------ DATA IN THIS EXERCISE ------
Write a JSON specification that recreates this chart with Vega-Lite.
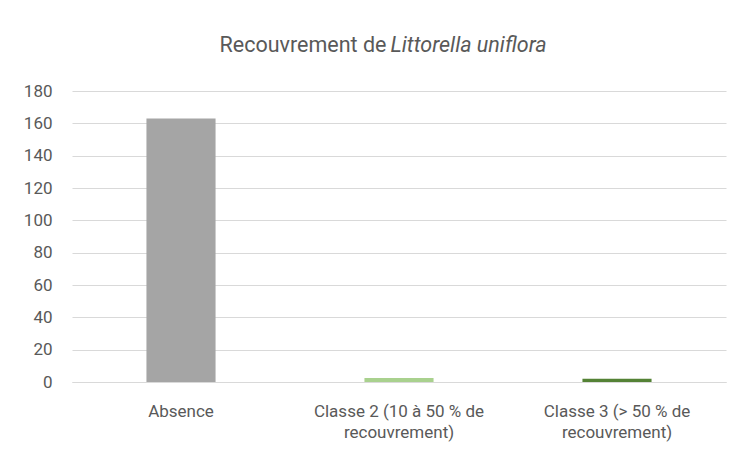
{
  "$schema": "https://vega.github.io/schema/vega-lite/v6.json",
  "width": 654,
  "height": 291,
  "autosize": "none",
  "padding": {"left": 72, "top": 91, "right": 19, "bottom": 78},
  "background": "white",
  "data": {
    "values": [
      {"categorie": "Absence", "nombre": 163},
      {"categorie": "Classe 2 (10 à 50 % de recouvrement)", "nombre": 2.5},
      {"categorie": "Classe 3 (> 50 % de recouvrement)", "nombre": 2}
    ]
  },
  "mark": {"type": "bar"},
  "encoding": {
    "x": {
      "field": "categorie",
      "type": "nominal",
      "sort": null,
      "scale": {"paddingInner": 0.683, "paddingOuter": 0.3415},
      "axis": {
        "title": "Recouvrement de",
        "titleFont": "Roboto",
        "titleFontSize": 21.5,
        "titleFontWeight": "normal",
        "titleColor": "#595959",
        "titleAlign": "right",
        "titleBaseline": "middle",
        "titleAnchor": null,
        "titleX": 314,
        "titleY": -337,
        "labelAngle": 0,
        "labelFont": "Roboto",
        "labelFontSize": 17,
        "labelColor": "#595959",
        "labelLineHeight": 21,
        "labelPadding": 21,
        "labelExpr": "split(replace(datum.label, ' de recouvrement)', ' de|recouvrement)'), '|')",
        "domain": true,
        "domainColor": "#d9d9d9",
        "domainWidth": 1,
        "ticks": false
      }
    },
    "y": {
      "field": "nombre",
      "type": "quantitative",
      "scale": {"domain": [0, 180], "nice": false},
      "axis": {
        "title": "Littorella uniflora",
        "titleFont": "Roboto",
        "titleFontSize": 21.5,
        "titleFontWeight": "normal",
        "titleFontStyle": "italic",
        "titleColor": "#595959",
        "titleAngle": 0,
        "titleAlign": "left",
        "titleBaseline": "middle",
        "titleAnchor": null,
        "titleX": 318,
        "titleY": -46,
        "values": [0, 20, 40, 60, 80, 100, 120, 140, 160, 180],
        "labelFont": "Roboto",
        "labelFontSize": 17,
        "labelColor": "#595959",
        "labelPadding": 20,
        "domain": false,
        "ticks": false,
        "grid": true,
        "gridColor": "#d9d9d9",
        "gridWidth": 1
      }
    },
    "color": {
      "field": "categorie",
      "type": "nominal",
      "scale": {
        "domain": ["Absence", "Classe 2 (10 à 50 % de recouvrement)", "Classe 3 (> 50 % de recouvrement)"],
        "range": ["#a5a5a5", "#a9d18e", "#548235"]
      },
      "legend": null
    }
  },
  "config": {"view": {"stroke": null}}
}
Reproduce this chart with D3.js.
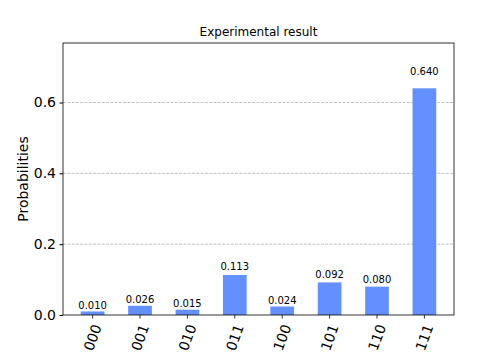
<!DOCTYPE html>
<html>
<head>
<meta charset="utf-8">
<script src="https://cdn.jsdelivr.net/npm/d3@7"></script>
<style>
  body { margin: 0; background: #fff; }
  svg { display: block; font-family: "DejaVu Sans", sans-serif; }
</style>
</head>
<body>
<div class="hist"></div>
<script>
const FRAME_WIDTH = 504;
const FRAME_HEIGHT = 360;
const MARGINS = {left: 63, right: 50, top: 43, bottom: 45};

// data
const states = ["000", "001", "010", "011", "100", "101", "110", "111"];
const probs = [0.010, 0.026, 0.015, 0.113, 0.024, 0.092, 0.080, 0.640];
const yTicks = [0.0, 0.2, 0.4, 0.6];
const TITLE = "Experimental result";
const Y_LABEL = "Probabilities";

const W = FRAME_WIDTH - MARGINS.left - MARGINS.right;
const H = FRAME_HEIGHT - MARGINS.top - MARGINS.bottom;

const FRAME = d3.select(".hist")
    .append("svg")
    .attr("width", FRAME_WIDTH)
    .attr("height", FRAME_HEIGHT);

const g = FRAME.append("g")
    .attr("transform", "translate(" + MARGINS.left + "," + MARGINS.top + ")");

// bar index scale, like matplotlib: bars of width 0.5 with 5% margins
const xIdx = d3.scaleLinear().domain([-0.625, states.length - 1 + 0.625]).range([0, W]);
const yScale = d3.scaleLinear().domain([0, d3.max(probs) * 1.2]).range([H, 0]);
const barW = xIdx(0.5) - xIdx(0);

// grid
g.selectAll(".grid")
    .data(yTicks.filter(t => t > 0))
    .enter().append("line")
    .attr("x1", 0).attr("x2", W)
    .attr("y1", d => yScale(d)).attr("y2", d => yScale(d))
    .attr("stroke", "#b0b0b0")
    .attr("stroke-width", 0.8)
    .attr("stroke-dasharray", "3,1.3");

// bars
g.selectAll(".bar")
    .data(probs)
    .enter().append("rect")
    .attr("class", "bar")
    .attr("x", (d, i) => xIdx(i) - barW / 2)
    .attr("y", d => yScale(d))
    .attr("width", barW)
    .attr("height", d => H - yScale(d))
    .attr("fill", "#648fff");

// value labels at 1.05 * height
g.selectAll(".val")
    .data(probs)
    .enter().append("text")
    .attr("x", (d, i) => xIdx(i))
    .attr("y", d => yScale(d * 1.05) - 2.5)
    .attr("text-anchor", "middle")
    .attr("font-size", "10px")
    .attr("fill", "#000")
    .text(d => d.toFixed(3));

// y axis
const yAxis = g.append("g")
    .call(d3.axisLeft(yScale).tickValues(yTicks).tickFormat(d3.format(".1f")).tickSize(3.5).tickPadding(3.5));
yAxis.selectAll("text").attr("font-size", "14px").attr("font-family", "DejaVu Sans").attr("fill", "#000");
yAxis.select(".domain").remove();

// x axis ticks
const xAxis = g.append("g")
    .attr("transform", "translate(0," + H + ")");
xAxis.selectAll("line")
    .data(states)
    .enter().append("line")
    .attr("x1", (d, i) => xIdx(i)).attr("x2", (d, i) => xIdx(i))
    .attr("y1", 0).attr("y2", 3.5)
    .attr("stroke", "#000").attr("stroke-width", 0.8);
xAxis.selectAll("text")
    .data(states)
    .enter().append("text")
    .attr("transform", (d, i) => "translate(" + xIdx(i) + ",22.5) rotate(-70)")
    .attr("text-anchor", "middle")
    .attr("dominant-baseline", "central")
    .attr("font-size", "14px")
    .attr("fill", "#000")
    .text(d => d);

// frame
g.append("rect")
    .attr("x", 0).attr("y", 0)
    .attr("width", W).attr("height", H)
    .attr("fill", "none")
    .attr("stroke", "#000")
    .attr("stroke-width", 0.8);

// title and label
FRAME.append("text")
    .attr("x", MARGINS.left + W / 2)
    .attr("y", MARGINS.top - 7)
    .attr("text-anchor", "middle")
    .attr("font-size", "12px")
    .text(TITLE);

FRAME.append("text")
    .attr("transform", "translate(28," + (MARGINS.top + H / 2) + ") rotate(-90)")
    .attr("text-anchor", "middle")
    .attr("font-size", "14px")
    .text(Y_LABEL);
</script>
</body>
</html>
------
» TASK GOAL
Return the full material word for word. Do not include the pictures.

» EXERCISE ANSWER
Write a JSON specification that recreates this chart with Vega-Lite.
{
  "$schema": "https://vega.github.io/schema/vega-lite/v6.json",
  "width": 654,
  "height": 291,
  "autosize": "none",
  "padding": {"left": 72, "top": 91, "right": 19, "bottom": 78},
  "background": "white",
  "data": {
    "values": [
      {"categorie": "Absence", "nombre": 163},
      {"categorie": "Classe 2 (10 à 50 % de recouvrement)", "nombre": 2.5},
      {"categorie": "Classe 3 (> 50 % de recouvrement)", "nombre": 2}
    ]
  },
  "mark": {"type": "bar"},
  "encoding": {
    "x": {
      "field": "categorie",
      "type": "nominal",
      "sort": null,
      "scale": {"paddingInner": 0.683, "paddingOuter": 0.3415},
      "axis": {
        "title": "Recouvrement de",
        "titleFont": "Roboto",
        "titleFontSize": 21.5,
        "titleFontWeight": "normal",
        "titleColor": "#595959",
        "titleAlign": "right",
        "titleBaseline": "middle",
        "titleAnchor": null,
        "titleX": 314,
        "titleY": -337,
        "labelAngle": 0,
        "labelFont": "Roboto",
        "labelFontSize": 17,
        "labelColor": "#595959",
        "labelLineHeight": 21,
        "labelPadding": 21,
        "labelExpr": "split(replace(datum.label, ' de recouvrement)', ' de|recouvrement)'), '|')",
        "domain": true,
        "domainColor": "#d9d9d9",
        "domainWidth": 1,
        "ticks": false
      }
    },
    "y": {
      "field": "nombre",
      "type": "quantitative",
      "scale": {"domain": [0, 180], "nice": false},
      "axis": {
        "title": "Littorella uniflora",
        "titleFont": "Roboto",
        "titleFontSize": 21.5,
        "titleFontWeight": "normal",
        "titleFontStyle": "italic",
        "titleColor": "#595959",
        "titleAngle": 0,
        "titleAlign": "left",
        "titleBaseline": "middle",
        "titleAnchor": null,
        "titleX": 318,
        "titleY": -46,
        "values": [0, 20, 40, 60, 80, 100, 120, 140, 160, 180],
        "labelFont": "Roboto",
        "labelFontSize": 17,
        "labelColor": "#595959",
        "labelPadding": 20,
        "domain": false,
        "ticks": false,
        "grid": true,
        "gridColor": "#d9d9d9",
        "gridWidth": 1
      }
    },
    "color": {
      "field": "categorie",
      "type": "nominal",
      "scale": {
        "domain": ["Absence", "Classe 2 (10 à 50 % de recouvrement)", "Classe 3 (> 50 % de recouvrement)"],
        "range": ["#a5a5a5", "#a9d18e", "#548235"]
      },
      "legend": null
    }
  },
  "config": {"view": {"stroke": null}}
}
Reproduce this chart with D3.js.
<!DOCTYPE html>
<html>
<head>
<meta charset="utf-8">
<script src="https://cdn.jsdelivr.net/npm/d3@7"></script>
<style>
  body { margin: 0; background: #fff; }
  svg { display: block; font-family: "DejaVu Sans", sans-serif; }
</style>
</head>
<body>
<div class="hist"></div>
<script>
const FRAME_WIDTH = 504;
const FRAME_HEIGHT = 360;
const MARGINS = {left: 63, right: 50, top: 43, bottom: 45};

// data
const states = ["000", "001", "010", "011", "100", "101", "110", "111"];
const probs = [0.010, 0.026, 0.015, 0.113, 0.024, 0.092, 0.080, 0.640];
const yTicks = [0.0, 0.2, 0.4, 0.6];
const TITLE = "Experimental result";
const Y_LABEL = "Probabilities";

const W = FRAME_WIDTH - MARGINS.left - MARGINS.right;
const H = FRAME_HEIGHT - MARGINS.top - MARGINS.bottom;

const FRAME = d3.select(".hist")
    .append("svg")
    .attr("width", FRAME_WIDTH)
    .attr("height", FRAME_HEIGHT);

const g = FRAME.append("g")
    .attr("transform", "translate(" + MARGINS.left + "," + MARGINS.top + ")");

// bar index scale, like matplotlib: bars of width 0.5 with 5% margins
const xIdx = d3.scaleLinear().domain([-0.625, states.length - 1 + 0.625]).range([0, W]);
const yScale = d3.scaleLinear().domain([0, d3.max(probs) * 1.2]).range([H, 0]);
const barW = xIdx(0.5) - xIdx(0);

// grid
g.selectAll(".grid")
    .data(yTicks.filter(t => t > 0))
    .enter().append("line")
    .attr("x1", 0).attr("x2", W)
    .attr("y1", d => yScale(d)).attr("y2", d => yScale(d))
    .attr("stroke", "#b0b0b0")
    .attr("stroke-width", 0.8)
    .attr("stroke-dasharray", "3,1.3");

// bars
g.selectAll(".bar")
    .data(probs)
    .enter().append("rect")
    .attr("class", "bar")
    .attr("x", (d, i) => xIdx(i) - barW / 2)
    .attr("y", d => yScale(d))
    .attr("width", barW)
    .attr("height", d => H - yScale(d))
    .attr("fill", "#648fff");

// value labels at 1.05 * height
g.selectAll(".val")
    .data(probs)
    .enter().append("text")
    .attr("x", (d, i) => xIdx(i))
    .attr("y", d => yScale(d * 1.05) - 2.5)
    .attr("text-anchor", "middle")
    .attr("font-size", "10px")
    .attr("fill", "#000")
    .text(d => d.toFixed(3));

// y axis
const yAxis = g.append("g")
    .call(d3.axisLeft(yScale).tickValues(yTicks).tickFormat(d3.format(".1f")).tickSize(3.5).tickPadding(3.5));
yAxis.selectAll("text").attr("font-size", "14px").attr("font-family", "DejaVu Sans").attr("fill", "#000");
yAxis.select(".domain").remove();

// x axis ticks
const xAxis = g.append("g")
    .attr("transform", "translate(0," + H + ")");
xAxis.selectAll("line")
    .data(states)
    .enter().append("line")
    .attr("x1", (d, i) => xIdx(i)).attr("x2", (d, i) => xIdx(i))
    .attr("y1", 0).attr("y2", 3.5)
    .attr("stroke", "#000").attr("stroke-width", 0.8);
xAxis.selectAll("text")
    .data(states)
    .enter().append("text")
    .attr("transform", (d, i) => "translate(" + xIdx(i) + ",22.5) rotate(-70)")
    .attr("text-anchor", "middle")
    .attr("dominant-baseline", "central")
    .attr("font-size", "14px")
    .attr("fill", "#000")
    .text(d => d);

// frame
g.append("rect")
    .attr("x", 0).attr("y", 0)
    .attr("width", W).attr("height", H)
    .attr("fill", "none")
    .attr("stroke", "#000")
    .attr("stroke-width", 0.8);

// title and label
FRAME.append("text")
    .attr("x", MARGINS.left + W / 2)
    .attr("y", MARGINS.top - 7)
    .attr("text-anchor", "middle")
    .attr("font-size", "12px")
    .text(TITLE);

FRAME.append("text")
    .attr("transform", "translate(28," + (MARGINS.top + H / 2) + ") rotate(-90)")
    .attr("text-anchor", "middle")
    .attr("font-size", "14px")
    .text(Y_LABEL);
</script>
</body>
</html>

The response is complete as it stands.